Can I Get Benefits From Any Of My Ex's?

Sep 9 2019 - 7:15am

Can I collect Social security from any of these men? Help me figure it out..

I am 69 Retired at 65, 2015 from US Postal Service. after 29 years of service. I receive CRS Postal Pension and 1/2 of my social security benefits.

I divorced EX # 1 after 1 year (1971). He died at age 64 ( 2 months shy of 65).

I remarried 3 years later (1974). #2 is 74 now retired. receiving Social Security
I divorced EX #2 after 30 years( 2004).

Married EX # 3 Nov 21,2008. He died 7 months later on May 21, 2009. He was 69, retired. He had worked 30 yrs for US Army at Dugway Proving Grounds in Ut as a civilian employee. Then he worked for Utah County School District. I receive $130.00 Utah state retirement annuity for his school District job. but not Social Security. I don't get his Government pension either.

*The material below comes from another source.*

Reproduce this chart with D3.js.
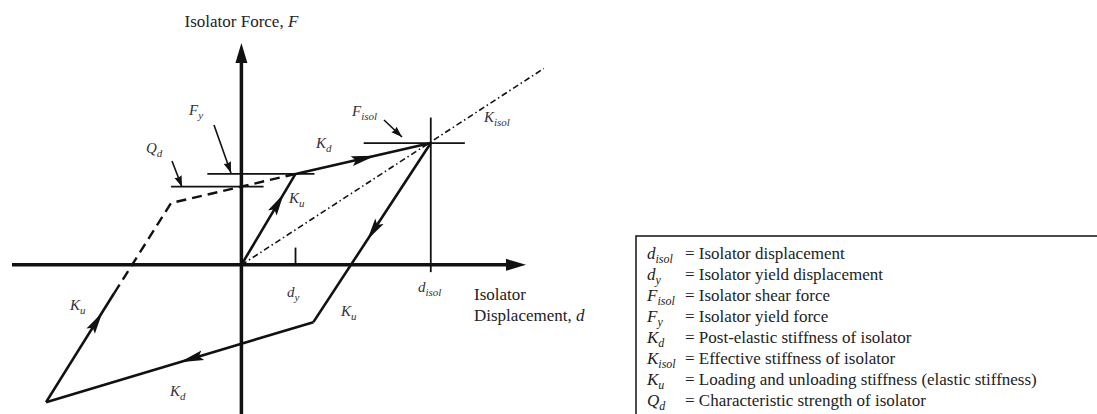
<!DOCTYPE html>
<html><head><meta charset="utf-8">
<script src="https://cdn.jsdelivr.net/npm/d3@7"></script>
<style>
body{margin:0;background:#fff;}
svg{display:block;}
text{font-family:"Liberation Serif","Tinos","Times New Roman",Times,"DejaVu Serif",serif;}
</style>
</head><body>
<svg id="chart" width="1097" height="414"></svg>
<script>
// ---------------- data (normalised: d / d_y , F / F_y) ----------------
const xDomain = [-4.24, 5.26];
const yDomain = [-1.64, 2.44];
const origin = [0, 0];
const yieldPoint = [1.0, 1.0];          // (d_y , F_y)
const maxPoint = [3.5, 1.34];           // (d_isol , F_isol)
const unloadEnd = [1.33, -0.63];
const minPoint = [-3.61, -1.51];
const reloadDashStart = [-2.35, -0.31];
const reloadKnee = [-1.30, 0.68];
const qdLevel = 0.86;                   // Q_d
const kisolEnd = [5.59, 2.16];

const elasticBranch = [origin, yieldPoint];
const postYieldBranch = [yieldPoint, maxPoint];
const unloadBranch = [maxPoint, unloadEnd];
const reverseBranch = [unloadEnd, minPoint];
const reloadSolid = [minPoint, reloadDashStart];
const reloadDashed = [reloadDashStart, reloadKnee, yieldPoint];
const kisolLine = [origin, kisolEnd];

const fyLine = [[-0.63, 1.0], [1.35, 1.0]];
const qdLine = [[-1.30, qdLevel], [0.41, qdLevel]];
const fisolLine = [[2.26, 1.34], [4.13, 1.34]];
const disolLine = [[3.5, 1.62], [3.5, -0.08]];
const dyTick = [[1.0, 0.19], [1.0, 0]];

const legendSymbols = [["d","isol"],["d","y"],["F","isol"],["F","y"],["K","d"],["K","isol"],["K","u"],["Q","d"]];
const legendText = [
  "= Isolator displacement",
  "= Isolator yield displacement",
  "= Isolator shear force",
  "= Isolator yield force",
  "= Post-elastic stiffness of isolator",
  "= Effective stiffness of isolator",
  "= Loading and unloading stiffness (elastic stiffness)",
  "= Characteristic strength of isolator"
];

// ---------------- drawing ----------------
const FONT = "Liberation Serif, Tinos, Times New Roman, Times, DejaVu Serif, serif";
const svg = d3.select("#chart").attr("font-family", FONT);
svg.append("rect").attr("width",1097).attr("height",414).attr("fill","#fff");
const xs = d3.scaleLinear().domain(xDomain).range([12, 526]);
const ys = d3.scaleLinear().domain(yDomain).range([414, 43]);
const line = d3.line().x(p => xs(p[0])).y(p => ys(p[1]));
const ink = "#111";

function head(tip, angle, len, hw, notch) {
  const [tx, ty] = tip;
  const ca = Math.cos(angle), sa = Math.sin(angle);
  const bx = tx - len*ca, by = ty - len*sa;
  const nx = tx - (len - notch)*ca, ny = ty - (len - notch)*sa;
  const pts = [[tx,ty],[bx - hw*sa, by + hw*ca],[nx,ny],[bx + hw*sa, by - hw*ca]];
  svg.append("path").attr("d", "M" + pts.map(p=>p.join(",")).join("L") + "Z").attr("fill", ink);
}
function branchArrow(branch, t, len, hw) {
  const a = [xs(branch[0][0]), ys(branch[0][1])];
  const b = [xs(branch[1][0]), ys(branch[1][1])];
  const tip = [a[0] + (b[0]-a[0])*t, a[1] + (b[1]-a[1])*t];
  head(tip, Math.atan2(b[1]-a[1], b[0]-a[0]), len, hw, 4);
}

// axes
const x0 = xs(0), y0 = ys(0);
svg.append("line").attr("x1", xs(xDomain[0])).attr("x2", xs(xDomain[1]) - 12)
  .attr("y1", y0).attr("y2", y0).attr("stroke", ink).attr("stroke-width", 3.5);
head([xs(xDomain[1]), y0], 0, 20, 6, 0);
svg.append("line").attr("x1", x0).attr("x2", x0).attr("y1", ys(yDomain[0]))
  .attr("y2", ys(yDomain[1]) + 12).attr("stroke", ink).attr("stroke-width", 3.5);
head([x0, ys(yDomain[1])], -Math.PI/2, 20, 6, 0);

// reference lines
[fyLine, qdLine, fisolLine, disolLine, dyTick].forEach(l => {
  svg.append("path").attr("d", line(l)).attr("stroke", ink).attr("stroke-width", 1.8).attr("fill","none");
});

// effective stiffness dash-dot
svg.append("path").attr("d", line(kisolLine)).attr("stroke", ink).attr("stroke-width", 1.6)
  .attr("fill","none").attr("stroke-dasharray","6,3,1.5,3");

// hysteresis branches
[elasticBranch, postYieldBranch, unloadBranch, reverseBranch, reloadSolid].forEach(b => {
  svg.append("path").attr("d", line(b)).attr("stroke", ink).attr("stroke-width", 2.6)
    .attr("fill","none").attr("stroke-linejoin","round");
});
svg.append("path").attr("d", line(reloadDashed)).attr("stroke", ink).attr("stroke-width", 2.4)
  .attr("fill","none").attr("stroke-dasharray","10,6");

// arrows on branches
branchArrow(elasticBranch, 0.78, 22, 5);
branchArrow(postYieldBranch, 0.59, 24, 5);
branchArrow(unloadBranch, 0.54, 22, 5);
branchArrow(reverseBranch, 0.50, 24, 5);
branchArrow([minPoint, reloadKnee], 0.45, 22, 5);

// label pointer arrows
function pointer(p1, p2) {
  svg.append("line").attr("x1",p1[0]).attr("y1",p1[1]).attr("x2",p2[0]).attr("y2",p2[1])
    .attr("stroke", ink).attr("stroke-width", 1.6);
  head(p2, Math.atan2(p2[1]-p1[1], p2[0]-p1[0]), 11, 3.8, 1);
}
pointer([214,125],[231,173]);
pointer([172,161],[182,187]);
pointer([384,120],[402,137]);

// labels
function sym(g, x, y, main, sub, size, subSize, color) {
  const t = g.append("text").attr("x", x).attr("y", y).attr("font-size", size)
    .attr("font-family", FONT).attr("font-style","italic").attr("fill", color);
  t.append("tspan").text(main);
  t.append("tspan").attr("dy", size*0.25).attr("font-size", subSize).text(sub);
  return t;
}
const labCol = "#333";
[
  [189,115,"F","y"],[146,153,"Q","d"],[316,148,"K","d"],[352,116,"F","isol"],
  [484,122,"K","isol"],[289,203,"K","u"],[287,297,"d","y"],[418,292,"d","isol"],
  [341,316,"K","u"],[70,310,"K","u"],[170,396,"K","d"]
].forEach(l => sym(svg, l[0], l[1], l[2], l[3], 15, 11, labCol));

const title = svg.append("text").attr("x", x0).attr("y", 27).attr("text-anchor","middle")
  .attr("font-family", FONT).attr("font-size", 17).attr("fill", "#222");
title.append("tspan").text("Isolator Force, ");
title.append("tspan").attr("font-style","italic").text("F");

svg.append("text").attr("x", 474).attr("y", 300).attr("font-family", FONT)
  .attr("font-size", 17).attr("fill","#222").text("Isolator");
const dl = svg.append("text").attr("x", 474).attr("y", 321).attr("font-family", FONT)
  .attr("font-size", 17).attr("fill","#222");
dl.append("tspan").text("Displacement, ");
dl.append("tspan").attr("font-style","italic").text("d");

// legend
const lg = svg.append("g");
lg.append("rect").attr("x", 636).attr("y", 236).attr("width", 480).attr("height", 200)
  .attr("fill","none").attr("stroke", ink).attr("stroke-width", 1.5);
legendSymbols.forEach((s, i) => {
  const y = 259 + i*21;
  sym(lg, 647, y, s[0], s[1], 17, 12, "#222");
  lg.append("text").attr("x", 685).attr("y", y).attr("font-family", FONT)
    .attr("font-size", 17).attr("fill","#222").text(legendText[i]);
});
</script>
</body></html>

Married Ex #4 Oct 24. 2009. Divorced 6 years later Oct 24, 2015. He 81now and retired at 65. Can I get his Social security?

I now live with Ex #2. Can I get his Social Security when He dies?

Hi,

It sounds like ex #2 is your only possibility. You were married less than 10 years and divorced from ex's #1 & #4, so you weren't married long enough to qualify on their records. It doesn't sound like #3 was insured for Social Security benefits, in which case no survivor benefits would be payable on his record. Also, you likely would need to have been married to him for at least 9 months to potentially qualify for widow's benefits unless his death could be classified as accidental. I can only address Social Security benefits, though, so I can't tell you whether or not you might qualify for any other types of benefits.

With regard to ex #2, as long as he's still living you could only even technically qualify for benefits on his account if 50% of his primary insurance amount (PIA) is higher than your PIA. A person's PIA is equal to the amount of their Social Security retirement benefit if they start drawing at full retirement age (FRA).

If ex #2's PIA is more than twice as much as your PIA, your potential excess divorced spousal benefit rate would be calculated by subtracting your PIA from 50% of ex #2's PIA. However, if you didn't pay Social Security taxes on your USPS earnings then any divorced spousal benefits you qualify for would likely be offset by 2/3rds of the amount of your civil service pension. That's because of the Government Pension Offset (GPO) provision. For more information about GPO and it's exceptions, refer to the following Social Security publication: https://www.ssa.gov/pubs/EN-05-10007.pdf.

If GPO would apply to your divorced spousal benefits while your ex is living, then it would also apply to any surviving divorced spousal benefits for which you might qualify in the event of your ex's death. Your surviving divorced spousal benefit rate would likely be calculated by subtracting your benefit rate at the time of your ex's death from his benefit rate at the time of his death. But again, if you didn't pay Social Security taxes on the earnings on which your civil service pension is based then 2/3rds of the amount of your civil service pension would likely be subtracted from any surviving divorced spousal benefits for which you'd otherwise qualify.